How Moses Grew Greater Than the Man Who Sheltered Him
Moses once introduced himself as Yithro's son-in-law. After the Exodus, Yithro introduced himself as Moses' father-in-law. The Mekhilta noticed.
Table of Contents
The Younger Man Who Claimed the Older Man's Name
When Moses fled Egypt and arrived in Midian, he had nothing. No title, no tribe, no standing. He had a story about defending a stranger from a beating, and a warrant for his life from Pharaoh. What he did have was a connection: he married into the household of Yithro, priest of Midian, a man of prominence and influence. And when the Torah records Moses leaving Midian to return to Egypt, it uses a particular phrase: Moses went back to Yether, his father-in-law (Exodus 4:18). Moses led with the relationship. He prided himself in being Yithro's son-in-law. The connection gave him status, and he claimed it.
The Mekhilta, the great tannaitic commentary on Exodus compiled in the 2nd century CE by the school of Rabbi Ishmael, preserved this moment and marked it carefully. Moses's self-identification as son-in-law was an assertion of borrowed prestige. In the world before the plagues, before the sea, before Sinai, Moses was not the most famous person in his household. Yithro was.
What Forty Years Changed
The reversal happens later in the same book, quietly. Yithro arrives at the Israelite camp in the wilderness to bring Moses his wife and sons, whom he had sent away during the worst of the plagues. The Torah describes him arriving, and identifies him with the phrase: the father-in-law of Moses. Not the priest of Midian. Not the elder of his people. The father-in-law of Moses.
The Mekhilta stopped on this inversion and pressed it. By the time Yithro arrived at the camp, Moses had confronted Pharaoh and refused to yield through ten separate disasters. He had stretched his staff over the Red Sea and watched an empire's army drown. He had brought water from a rock, bread from the sky, and the law of God down from a mountain in fire. He had become, by any reckoning available to the ancient world, the most consequential human being alive. And so the identification flipped. Now Yithro, meeting his son-in-law's camp, was known first by his relationship to Moses.
The God Who Speaks Without Interpreters
A second reading from the same chapter adds a dimension that the narrative alone cannot carry.

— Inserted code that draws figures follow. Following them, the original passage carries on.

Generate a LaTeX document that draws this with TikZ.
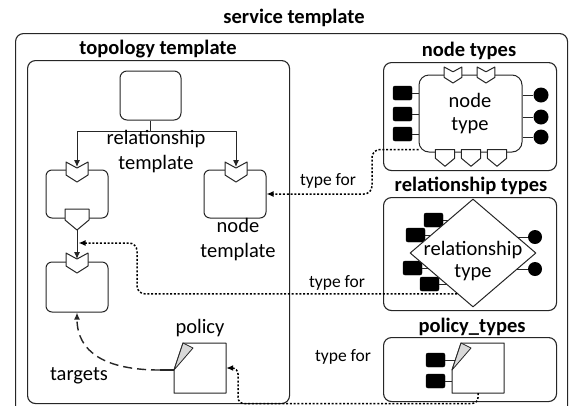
\documentclass[tikz,border=0pt]{standalone}
\usepackage{fontspec}
\setmainfont{Carlito}
\usetikzlibrary{shapes.geometric,arrows.meta,calc}
\tikzset{
  lc/.style={draw=black!85, line width=1pt},
  tbox/.style={lc, line width=1.1pt, rounded corners=8pt, fill=white, inner sep=0pt},
  nbox/.style={lc, rounded corners=6pt, fill=white, inner sep=0pt},
  ttl/.style={font=\fontsize{20.5}{24}\selectfont\bfseries, inner sep=0pt},
  txt/.style={font=\fontsize{20.5}{25}\selectfont, align=center, inner sep=0pt},
  small/.style={font=\fontsize{17.5}{20}\selectfont, inner sep=0pt},
  sqr/.style={draw=black, fill=black, rounded corners=2pt, minimum width=19pt, minimum height=14pt, inner sep=0pt},
  blob/.style={circle, fill=black, minimum size=15pt, inner sep=0pt},
  arr/.style={-{Latex[length=7pt,width=6pt]}},
  dotline/.style={draw=black, line width=1.5pt, dash pattern=on 2pt off 1.8pt},
  dashline/.style={draw=black!85, line width=1.4pt, dash pattern=on 9pt off 5pt},
  req/.pic={\draw[lc, fill=white] (-11,0) -- (0,6) -- (11,0) -- (11,13) -- (0,20) -- (-11,13) -- cycle;},
  capab/.pic={\draw[lc, fill=white] (-12,0) -- (12,0) -- (12,11) -- (0,21) -- (-12,11) -- cycle;},
  polshape/.pic={
    \draw[lc, fill=white] (9,0) -- (52,0) -- (52,50) -- (0,50) -- (0,27) -- cycle;
    \draw[lc, fill=black!15, line width=0.8pt] (0,27) -- (9,0) -- (19,5) -- cycle;}
}
\begin{document}
\begin{tikzpicture}[x=1pt,y=-1pt,line join=round]
\useasboundingbox (0,0) rectangle (569,405);
\clip (0,0) rectangle (569,405);

% titles and frames
\node[ttl] (tst) at (294,18) {service template};
\node[tbox, minimum width=552pt, minimum height=400pt, anchor=north west] (svc) at (15,33) {};
\node[ttl] (ttt) at (158,49) {topology template};
\node[tbox, minimum width=262pt, minimum height=343pt, anchor=north west] (topo) at (27,60) {};
\node[ttl] (tnt) at (469,51) {node types};
\node[tbox, minimum width=173pt, minimum height=108pt, anchor=north west] (ntbox) at (383,62) {};
\node[ttl] (trt) at (471,186) {relationship types};
\node[tbox, minimum width=173pt, minimum height=113pt, anchor=north west] (rtbox) at (383,197) {};
\node[ttl] (tpt) at (472,327) {policy\_types};
\node[tbox, minimum width=173pt, minimum height=64pt, anchor=north west] (ptbox) at (383,337) {};

% topology template contents
\node[nbox, rounded corners=7pt, minimum width=61pt, minimum height=49pt] (rt) at (150.5,95.5) {};
\node[nbox, minimum width=62pt, minimum height=48pt] (nA) at (77,194) {};
\node[nbox, minimum width=62pt, minimum height=50pt] (nB) at (77,287) {};
\node[nbox, minimum width=62pt, minimum height=48pt] (nC) at (235,194) {};
\pic at (77,162) {req};
\pic at (236,162) {req};
\pic at (77,253) {req};
\pic at (77,209) {capab};
\coordinate (rtj) at (150.5,131);
\coordinate (reqA) at (77,167);
\coordinate (reqC) at (236,167);
\coordinate (capA) at (77,230);
\coordinate (reqB) at (77,259);
\draw[lc, arr] (rt.south) -- (rtj) -| (reqA);
\draw[lc, arr] (rtj) -| (reqC);
\draw[lc, arr] (capA) -- (reqB);
\node[txt] (lrt) at (156,152) {relationship\\template};
\node[txt] (lnt) at (238,240) {node\\template};

% policy in topology
\node[inner sep=0pt, minimum width=52pt, minimum height=50pt] (pol) at (200,368) {};
\pic at (174,343) {polshape};
\node[txt] (lpol) at (200,328) {policy};
\coordinate (t0) at (160,370);
\draw[draw=black!85, line width=2pt] (174,370) -- (t0);
\draw[dashline, arr] (t0) .. controls (105,370) and (77,352) .. (nB.south);
\node[txt] (ltg) at (79,376) {targets};

% node type
\node[sqr] (s1) at (402.5,93) {};
\node[sqr] (s2) at (402.5,114) {};
\node[sqr] (s3) at (402.5,134) {};
\node[blob] (c1) at (541,95) {};
\node[blob] (c2) at (541,117) {};
\node[blob] (c3) at (541,137) {};
\node[nbox, rounded corners=10pt, minimum width=103pt, minimum height=77pt] (ntin) at (470.5,113.5) {};
\foreach \s in {s1,s2,s3} \draw[lc] (\s.east) -- (\s.east -| ntin.west);
\foreach \c in {c1,c2,c3} \draw[lc] (ntin.east |- \c) -- (\c);
\pic[scale=0.8] at (453,67) {req};
\pic[scale=0.8] at (486,67) {req};
\pic[scale=0.8] at (445,149.5) {capab};
\pic[scale=0.8] at (471,149.5) {capab};
\pic[scale=0.8] at (497,149.5) {capab};
\node[txt, font=\fontsize{20.5}{23}\selectfont] (lnty) at (470,113.5) {node\\type};

% relationship type
\coordinate (rtc) at (473,253);
\node[sqr] (r1) at (433.5,220) {};
\node[sqr] (r2) at (415.5,235) {};
\node[sqr] (r3) at (412.5,268) {};
\node[sqr] (r4) at (429.5,284) {};
\node[blob, minimum size=14pt] (rc1) at (535,237) {};
\node[blob, minimum size=14pt] (rc2) at (535,269) {};
\foreach \s in {r1,r2,r3,r4} \draw[lc] (\s.east) -- (\s.east -| rtc);
\foreach \c in {rc1,rc2} \draw[lc] (rtc |- \c) -- (\c);
\node[diamond, lc, fill=white, minimum width=126pt, minimum height=108pt, inner sep=0pt] (rtype) at (rtc) {};
\node[txt, font=\fontsize{20.5}{22}\selectfont] (lrty) at (473,261) {relationship\\type};

% policy type
\node[inner sep=0pt, minimum width=52pt, minimum height=50pt] (ptyp) at (478,368) {};
\node[sqr] (p1) at (435.5,360) {};
\node[sqr] (p2) at (435.5,381) {};
\draw[lc] (p1.east) -- ($(p1.east -| ptyp.west)+(5,0)$);
\draw[lc] (p2.east) -- (p2.east -| ptyp.west);
\pic at (452,343) {polshape};

% type-for connectors
\coordinate (b1) at (372,170);
\draw[dotline, arr, rounded corners=8pt] ([yshift=3pt]ntin.south west) -| (b1) |- (nC.east);
\node[small] (tf1) at (328,181) {type for};
\coordinate (b2) at (137,270);
\coordinate (tgt2) at (78.5,243);
\draw[dotline, arr, rounded corners=8pt] ($(rtype.west)!0.75!(rtype.south)$) -| (b2) |- (tgt2);
\node[small] (tf2) at (337,283) {type for};
\coordinate (b3) at (238,403.5);
\draw[dotline, arr, rounded corners=6pt] (ptyp.south) |- (b3) |- (pol.east);
\node[small] (tf3) at (343,357) {type for};
\end{tikzpicture}
\end{document}
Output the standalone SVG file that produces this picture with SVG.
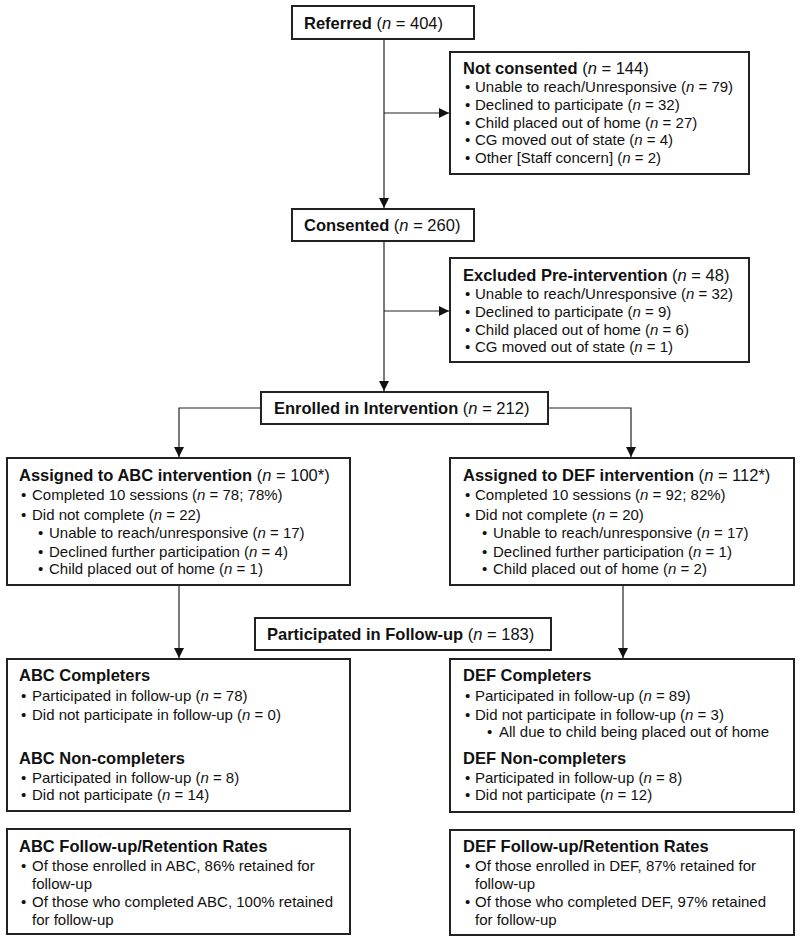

Before Moses returned to Egypt, he protested to God that he was clumsy of mouth, unable to speak well enough to lead. God's answer in Exodus 4:11 was blunt: Who gave man a mouth? Who makes a person dumb or deaf, seeing or blind? Is it not I? The Targum Onkelos, the authoritative Aramaic translation produced in the 2nd century CE, rendered this without softening. God claimed direct sovereignty over every capacity Moses feared he lacked.
The Mekhilta extended this into something even more specific. When God spoke to Moses, it noted, the Torah says: And the Lord spoke to Moses. Not through an interpreter. Not through an angel. Not through a messenger. In the ancient world, proximity to power was itself a form of power. Kings did not speak to ordinary people. They spoke to courtiers who spoke to heralds who carried the message down a chain of rank until it reached whoever was supposed to receive it. Prophets received their messages through angelic intermediaries. But Moses received God's speech directly, voice to ear, without filter or mediation.
What a Father-in-Law Offers and What It Cannot Give
The Mekhilta's observation about Moses and Yithro was not a small point about social status. It tracked a transformation that the Torah records but does not name. A man who fled Egypt with nothing borrowed Yithro's prestige to give himself footing in the world. Then the man became the instrument of the greatest event in Israel's history, and the borrowed prestige reversed direction. What Yithro had given Moses in shelter and a name became what Moses gave Yithro in return: a place in the story.
The detail about God speaking to Moses without intermediaries belongs to the same picture. Yithro had been a priest, an expert in accessing the divine through the structures of ritual and rank. Moses needed none of those structures. God spoke to him directly, as to a friend, without the machinery of mediation. The son-in-law who had once needed his father-in-law's standing had become the one man in the ancient world who stood in no one else's shadow.